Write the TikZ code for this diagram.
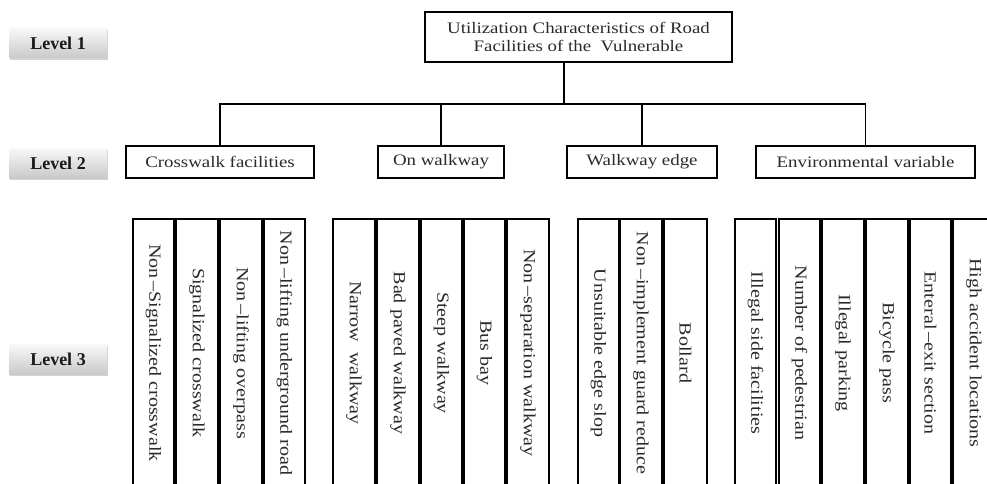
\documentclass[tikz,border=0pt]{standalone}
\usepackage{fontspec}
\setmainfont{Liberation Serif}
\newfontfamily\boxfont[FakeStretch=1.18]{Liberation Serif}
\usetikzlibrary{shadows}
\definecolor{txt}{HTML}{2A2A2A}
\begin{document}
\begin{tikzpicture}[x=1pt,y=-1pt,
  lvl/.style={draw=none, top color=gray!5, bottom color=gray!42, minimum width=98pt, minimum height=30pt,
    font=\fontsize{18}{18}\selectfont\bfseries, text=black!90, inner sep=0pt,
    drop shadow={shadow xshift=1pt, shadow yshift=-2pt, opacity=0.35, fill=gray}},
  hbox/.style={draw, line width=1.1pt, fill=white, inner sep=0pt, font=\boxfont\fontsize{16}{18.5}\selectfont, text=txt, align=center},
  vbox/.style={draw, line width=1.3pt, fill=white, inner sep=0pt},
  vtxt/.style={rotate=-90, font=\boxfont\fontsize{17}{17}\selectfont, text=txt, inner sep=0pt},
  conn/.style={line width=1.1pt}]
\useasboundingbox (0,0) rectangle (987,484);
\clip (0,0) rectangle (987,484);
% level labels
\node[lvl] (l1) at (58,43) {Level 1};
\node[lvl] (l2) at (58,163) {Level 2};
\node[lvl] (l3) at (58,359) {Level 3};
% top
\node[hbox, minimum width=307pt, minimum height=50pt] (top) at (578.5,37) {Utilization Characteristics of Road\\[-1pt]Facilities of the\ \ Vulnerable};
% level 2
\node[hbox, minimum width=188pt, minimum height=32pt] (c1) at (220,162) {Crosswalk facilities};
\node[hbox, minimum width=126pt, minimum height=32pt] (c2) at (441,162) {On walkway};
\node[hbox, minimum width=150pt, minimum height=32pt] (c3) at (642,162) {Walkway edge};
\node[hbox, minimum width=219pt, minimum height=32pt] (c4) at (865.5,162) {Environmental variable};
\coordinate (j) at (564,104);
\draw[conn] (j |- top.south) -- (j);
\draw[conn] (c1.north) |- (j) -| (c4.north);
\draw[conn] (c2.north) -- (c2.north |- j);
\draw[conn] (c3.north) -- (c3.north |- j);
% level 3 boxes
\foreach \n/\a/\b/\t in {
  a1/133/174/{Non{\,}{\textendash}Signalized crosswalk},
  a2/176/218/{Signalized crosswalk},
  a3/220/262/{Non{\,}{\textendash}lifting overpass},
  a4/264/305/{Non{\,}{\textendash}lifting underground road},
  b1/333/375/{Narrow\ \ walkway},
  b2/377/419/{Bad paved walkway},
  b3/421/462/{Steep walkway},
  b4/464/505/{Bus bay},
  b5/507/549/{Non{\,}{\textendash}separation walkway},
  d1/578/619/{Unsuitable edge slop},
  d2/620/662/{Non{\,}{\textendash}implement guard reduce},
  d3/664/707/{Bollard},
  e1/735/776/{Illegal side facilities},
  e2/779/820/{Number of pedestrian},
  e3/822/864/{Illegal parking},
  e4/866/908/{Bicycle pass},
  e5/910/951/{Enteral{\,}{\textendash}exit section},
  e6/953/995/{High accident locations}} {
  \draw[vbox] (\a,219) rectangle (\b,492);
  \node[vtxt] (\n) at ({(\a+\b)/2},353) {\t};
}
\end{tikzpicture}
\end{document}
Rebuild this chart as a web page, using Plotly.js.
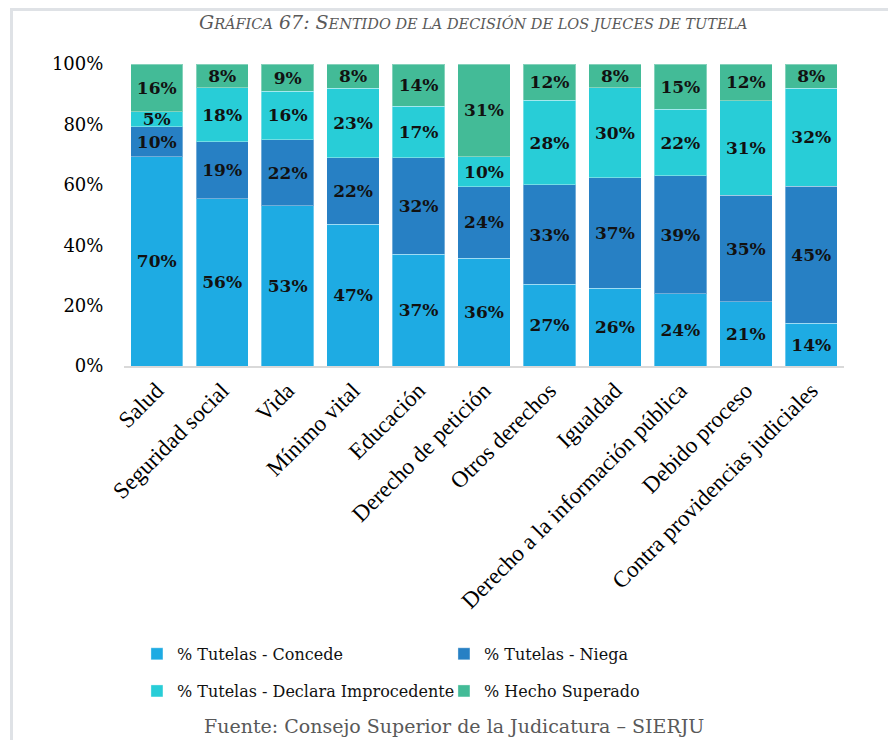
....
What is needed
Repeat the listing verbatim. Skip the pictures.

The result
Write the TikZ code for this diagram.
\documentclass[tikz,border=0pt]{standalone}
\usepackage{fontspec}
\setmainfont{Liberation Serif}
\newfontfamily\boxfont[FakeStretch=1.18]{Liberation Serif}
\usetikzlibrary{shadows}
\definecolor{txt}{HTML}{2A2A2A}
\begin{document}
\begin{tikzpicture}[x=1pt,y=-1pt,
  lvl/.style={draw=none, top color=gray!5, bottom color=gray!42, minimum width=98pt, minimum height=30pt,
    font=\fontsize{18}{18}\selectfont\bfseries, text=black!90, inner sep=0pt,
    drop shadow={shadow xshift=1pt, shadow yshift=-2pt, opacity=0.35, fill=gray}},
  hbox/.style={draw, line width=1.1pt, fill=white, inner sep=0pt, font=\boxfont\fontsize{16}{18.5}\selectfont, text=txt, align=center},
  vbox/.style={draw, line width=1.3pt, fill=white, inner sep=0pt},
  vtxt/.style={rotate=-90, font=\boxfont\fontsize{17}{17}\selectfont, text=txt, inner sep=0pt},
  conn/.style={line width=1.1pt}]
\useasboundingbox (0,0) rectangle (987,484);
\clip (0,0) rectangle (987,484);
% level labels
\node[lvl] (l1) at (58,43) {Level 1};
\node[lvl] (l2) at (58,163) {Level 2};
\node[lvl] (l3) at (58,359) {Level 3};
% top
\node[hbox, minimum width=307pt, minimum height=50pt] (top) at (578.5,37) {Utilization Characteristics of Road\\[-1pt]Facilities of the\ \ Vulnerable};
% level 2
\node[hbox, minimum width=188pt, minimum height=32pt] (c1) at (220,162) {Crosswalk facilities};
\node[hbox, minimum width=126pt, minimum height=32pt] (c2) at (441,162) {On walkway};
\node[hbox, minimum width=150pt, minimum height=32pt] (c3) at (642,162) {Walkway edge};
\node[hbox, minimum width=219pt, minimum height=32pt] (c4) at (865.5,162) {Environmental variable};
\coordinate (j) at (564,104);
\draw[conn] (j |- top.south) -- (j);
\draw[conn] (c1.north) |- (j) -| (c4.north);
\draw[conn] (c2.north) -- (c2.north |- j);
\draw[conn] (c3.north) -- (c3.north |- j);
% level 3 boxes
\foreach \n/\a/\b/\t in {
  a1/133/174/{Non{\,}{\textendash}Signalized crosswalk},
  a2/176/218/{Signalized crosswalk},
  a3/220/262/{Non{\,}{\textendash}lifting overpass},
  a4/264/305/{Non{\,}{\textendash}lifting underground road},
  b1/333/375/{Narrow\ \ walkway},
  b2/377/419/{Bad paved walkway},
  b3/421/462/{Steep walkway},
  b4/464/505/{Bus bay},
  b5/507/549/{Non{\,}{\textendash}separation walkway},
  d1/578/619/{Unsuitable edge slop},
  d2/620/662/{Non{\,}{\textendash}implement guard reduce},
  d3/664/707/{Bollard},
  e1/735/776/{Illegal side facilities},
  e2/779/820/{Number of pedestrian},
  e3/822/864/{Illegal parking},
  e4/866/908/{Bicycle pass},
  e5/910/951/{Enteral{\,}{\textendash}exit section},
  e6/953/995/{High accident locations}} {
  \draw[vbox] (\a,219) rectangle (\b,492);
  \node[vtxt] (\n) at ({(\a+\b)/2},353) {\t};
}
\end{tikzpicture}
\end{document}
Rebuild this chart as a web page, using Plotly.js.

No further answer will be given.